TASK DIRECTIONS
Retype the opening lines of the data exactly, stopping after the line that contains "const yearPos = [9.14, 20.59, 32.14, 45.69, 64.29, 82.67];". Skip every picture.

Source data

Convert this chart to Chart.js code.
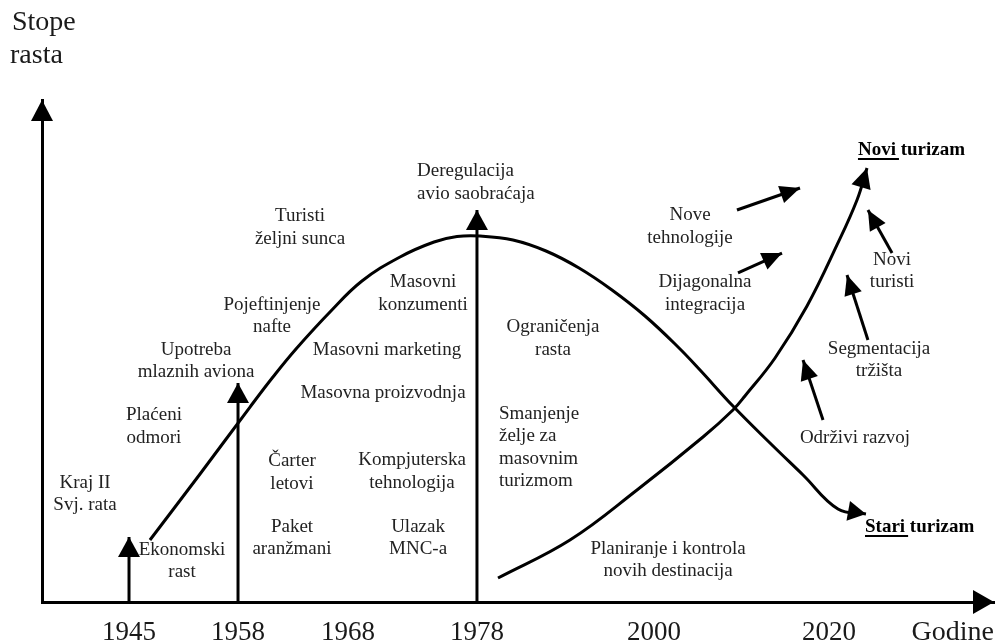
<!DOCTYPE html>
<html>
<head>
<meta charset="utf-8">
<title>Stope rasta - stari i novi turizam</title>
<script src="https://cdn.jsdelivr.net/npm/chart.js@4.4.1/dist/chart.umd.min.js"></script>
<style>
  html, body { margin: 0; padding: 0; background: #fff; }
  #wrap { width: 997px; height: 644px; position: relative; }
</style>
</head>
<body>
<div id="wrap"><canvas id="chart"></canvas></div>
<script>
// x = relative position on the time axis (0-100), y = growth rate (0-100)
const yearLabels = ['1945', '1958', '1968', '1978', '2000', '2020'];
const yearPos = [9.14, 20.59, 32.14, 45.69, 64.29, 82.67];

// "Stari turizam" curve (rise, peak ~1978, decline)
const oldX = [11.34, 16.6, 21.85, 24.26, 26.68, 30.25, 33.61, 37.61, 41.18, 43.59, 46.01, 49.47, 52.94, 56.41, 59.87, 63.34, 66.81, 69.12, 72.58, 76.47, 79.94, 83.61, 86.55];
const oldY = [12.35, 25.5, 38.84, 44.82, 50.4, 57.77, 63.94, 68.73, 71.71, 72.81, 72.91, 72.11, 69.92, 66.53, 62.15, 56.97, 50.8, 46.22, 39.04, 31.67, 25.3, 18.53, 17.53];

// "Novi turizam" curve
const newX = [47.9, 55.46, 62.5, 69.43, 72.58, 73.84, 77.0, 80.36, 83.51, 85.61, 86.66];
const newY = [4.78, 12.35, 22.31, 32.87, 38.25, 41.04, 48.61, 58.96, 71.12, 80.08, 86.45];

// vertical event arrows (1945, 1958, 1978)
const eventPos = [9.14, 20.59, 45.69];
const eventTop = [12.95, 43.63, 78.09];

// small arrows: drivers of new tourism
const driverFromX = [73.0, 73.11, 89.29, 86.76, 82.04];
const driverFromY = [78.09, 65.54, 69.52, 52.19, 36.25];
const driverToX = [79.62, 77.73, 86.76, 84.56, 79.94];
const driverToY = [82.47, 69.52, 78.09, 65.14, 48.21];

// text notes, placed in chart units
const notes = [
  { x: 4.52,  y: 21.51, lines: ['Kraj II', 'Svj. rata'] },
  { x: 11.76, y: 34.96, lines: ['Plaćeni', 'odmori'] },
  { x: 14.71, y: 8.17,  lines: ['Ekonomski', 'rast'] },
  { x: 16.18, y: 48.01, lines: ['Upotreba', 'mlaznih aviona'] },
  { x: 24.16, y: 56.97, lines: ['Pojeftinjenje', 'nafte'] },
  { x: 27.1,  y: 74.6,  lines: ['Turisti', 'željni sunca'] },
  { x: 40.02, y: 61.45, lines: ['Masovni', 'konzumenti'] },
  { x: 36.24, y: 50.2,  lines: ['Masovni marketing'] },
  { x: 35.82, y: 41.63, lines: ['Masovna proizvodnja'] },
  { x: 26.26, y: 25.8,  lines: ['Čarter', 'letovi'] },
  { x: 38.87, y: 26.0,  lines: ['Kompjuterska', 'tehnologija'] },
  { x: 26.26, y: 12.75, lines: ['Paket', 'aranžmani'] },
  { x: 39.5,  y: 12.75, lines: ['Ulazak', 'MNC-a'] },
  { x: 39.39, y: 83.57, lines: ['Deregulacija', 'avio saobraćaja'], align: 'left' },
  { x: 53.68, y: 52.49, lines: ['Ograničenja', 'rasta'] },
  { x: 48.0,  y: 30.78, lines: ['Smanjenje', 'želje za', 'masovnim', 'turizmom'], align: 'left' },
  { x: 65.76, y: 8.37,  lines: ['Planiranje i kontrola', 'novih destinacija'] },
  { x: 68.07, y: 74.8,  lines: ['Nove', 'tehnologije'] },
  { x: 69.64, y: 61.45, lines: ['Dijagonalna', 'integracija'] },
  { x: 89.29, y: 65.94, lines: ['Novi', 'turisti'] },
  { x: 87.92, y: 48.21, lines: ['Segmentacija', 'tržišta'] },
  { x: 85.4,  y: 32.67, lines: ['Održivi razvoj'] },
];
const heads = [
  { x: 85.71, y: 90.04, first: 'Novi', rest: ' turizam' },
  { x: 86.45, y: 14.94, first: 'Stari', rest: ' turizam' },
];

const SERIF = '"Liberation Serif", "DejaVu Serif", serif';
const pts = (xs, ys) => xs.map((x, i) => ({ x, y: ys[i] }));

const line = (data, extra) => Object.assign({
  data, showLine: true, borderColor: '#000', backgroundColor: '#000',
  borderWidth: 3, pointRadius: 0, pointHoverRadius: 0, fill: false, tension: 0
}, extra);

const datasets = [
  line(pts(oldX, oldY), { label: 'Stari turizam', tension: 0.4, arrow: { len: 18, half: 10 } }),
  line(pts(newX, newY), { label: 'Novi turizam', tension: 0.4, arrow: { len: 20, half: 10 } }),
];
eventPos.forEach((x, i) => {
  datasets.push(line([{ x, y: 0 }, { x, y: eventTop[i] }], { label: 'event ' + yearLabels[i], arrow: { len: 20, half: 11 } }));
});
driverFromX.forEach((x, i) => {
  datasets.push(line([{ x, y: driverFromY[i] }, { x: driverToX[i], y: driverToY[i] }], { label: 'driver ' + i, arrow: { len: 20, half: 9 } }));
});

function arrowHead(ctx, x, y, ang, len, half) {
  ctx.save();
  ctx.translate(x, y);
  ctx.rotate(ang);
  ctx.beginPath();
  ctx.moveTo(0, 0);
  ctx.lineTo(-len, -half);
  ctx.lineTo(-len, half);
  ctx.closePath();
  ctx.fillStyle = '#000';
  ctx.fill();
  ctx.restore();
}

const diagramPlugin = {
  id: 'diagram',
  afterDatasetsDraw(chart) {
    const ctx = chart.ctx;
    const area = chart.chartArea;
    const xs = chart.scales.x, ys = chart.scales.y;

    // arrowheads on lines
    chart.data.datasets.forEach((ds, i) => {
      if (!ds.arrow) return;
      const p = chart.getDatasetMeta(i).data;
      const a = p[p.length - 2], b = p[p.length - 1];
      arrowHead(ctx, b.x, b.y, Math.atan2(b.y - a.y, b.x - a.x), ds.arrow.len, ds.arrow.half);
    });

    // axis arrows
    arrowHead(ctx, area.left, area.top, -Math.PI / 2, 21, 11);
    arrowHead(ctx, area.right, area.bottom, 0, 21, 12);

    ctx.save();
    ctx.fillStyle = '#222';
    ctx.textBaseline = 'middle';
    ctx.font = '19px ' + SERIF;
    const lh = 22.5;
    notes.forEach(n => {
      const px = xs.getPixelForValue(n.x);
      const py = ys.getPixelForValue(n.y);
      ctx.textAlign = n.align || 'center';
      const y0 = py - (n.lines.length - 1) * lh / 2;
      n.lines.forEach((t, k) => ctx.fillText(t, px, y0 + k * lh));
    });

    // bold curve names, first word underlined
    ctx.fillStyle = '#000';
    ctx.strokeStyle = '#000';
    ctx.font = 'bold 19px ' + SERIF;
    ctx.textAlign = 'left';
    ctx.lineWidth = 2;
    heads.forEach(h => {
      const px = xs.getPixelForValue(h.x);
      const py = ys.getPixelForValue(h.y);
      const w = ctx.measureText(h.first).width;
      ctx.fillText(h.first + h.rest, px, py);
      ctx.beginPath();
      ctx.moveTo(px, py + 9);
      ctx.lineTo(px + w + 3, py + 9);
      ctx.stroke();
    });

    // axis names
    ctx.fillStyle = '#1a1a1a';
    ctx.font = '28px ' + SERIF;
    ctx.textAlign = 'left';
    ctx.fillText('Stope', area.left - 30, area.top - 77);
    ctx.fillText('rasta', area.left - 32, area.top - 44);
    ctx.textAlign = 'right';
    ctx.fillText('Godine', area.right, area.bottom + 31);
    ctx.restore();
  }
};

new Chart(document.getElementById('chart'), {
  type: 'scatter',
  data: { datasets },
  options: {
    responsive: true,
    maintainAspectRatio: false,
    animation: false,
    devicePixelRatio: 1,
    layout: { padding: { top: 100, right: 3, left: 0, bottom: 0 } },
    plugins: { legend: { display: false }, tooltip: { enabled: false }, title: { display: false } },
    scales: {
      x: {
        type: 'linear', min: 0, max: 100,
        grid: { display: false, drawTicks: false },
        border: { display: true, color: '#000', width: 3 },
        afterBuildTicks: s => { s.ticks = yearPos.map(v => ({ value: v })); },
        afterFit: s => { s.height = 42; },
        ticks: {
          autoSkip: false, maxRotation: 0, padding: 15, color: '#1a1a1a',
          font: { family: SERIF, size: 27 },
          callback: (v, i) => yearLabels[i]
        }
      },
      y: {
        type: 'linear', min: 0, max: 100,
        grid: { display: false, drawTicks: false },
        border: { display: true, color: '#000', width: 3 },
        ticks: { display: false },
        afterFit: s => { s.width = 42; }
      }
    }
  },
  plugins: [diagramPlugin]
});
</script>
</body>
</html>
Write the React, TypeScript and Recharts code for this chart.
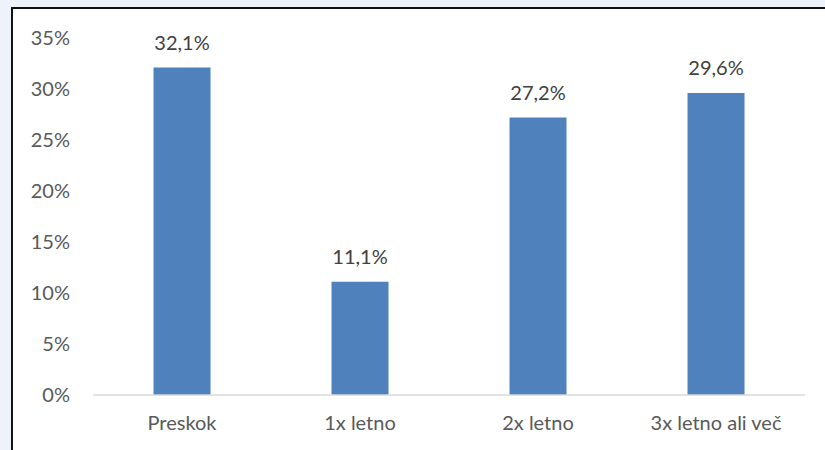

ANSWER FOR THE TASK
Convert this chart to Chart.js code.
<!DOCTYPE html>
<html>
<head>
<meta charset="utf-8">
<title>Stope rasta - stari i novi turizam</title>
<script src="https://cdn.jsdelivr.net/npm/chart.js@4.4.1/dist/chart.umd.min.js"></script>
<style>
  html, body { margin: 0; padding: 0; background: #fff; }
  #wrap { width: 997px; height: 644px; position: relative; }
</style>
</head>
<body>
<div id="wrap"><canvas id="chart"></canvas></div>
<script>
// x = relative position on the time axis (0-100), y = growth rate (0-100)
const yearLabels = ['1945', '1958', '1968', '1978', '2000', '2020'];
const yearPos = [9.14, 20.59, 32.14, 45.69, 64.29, 82.67];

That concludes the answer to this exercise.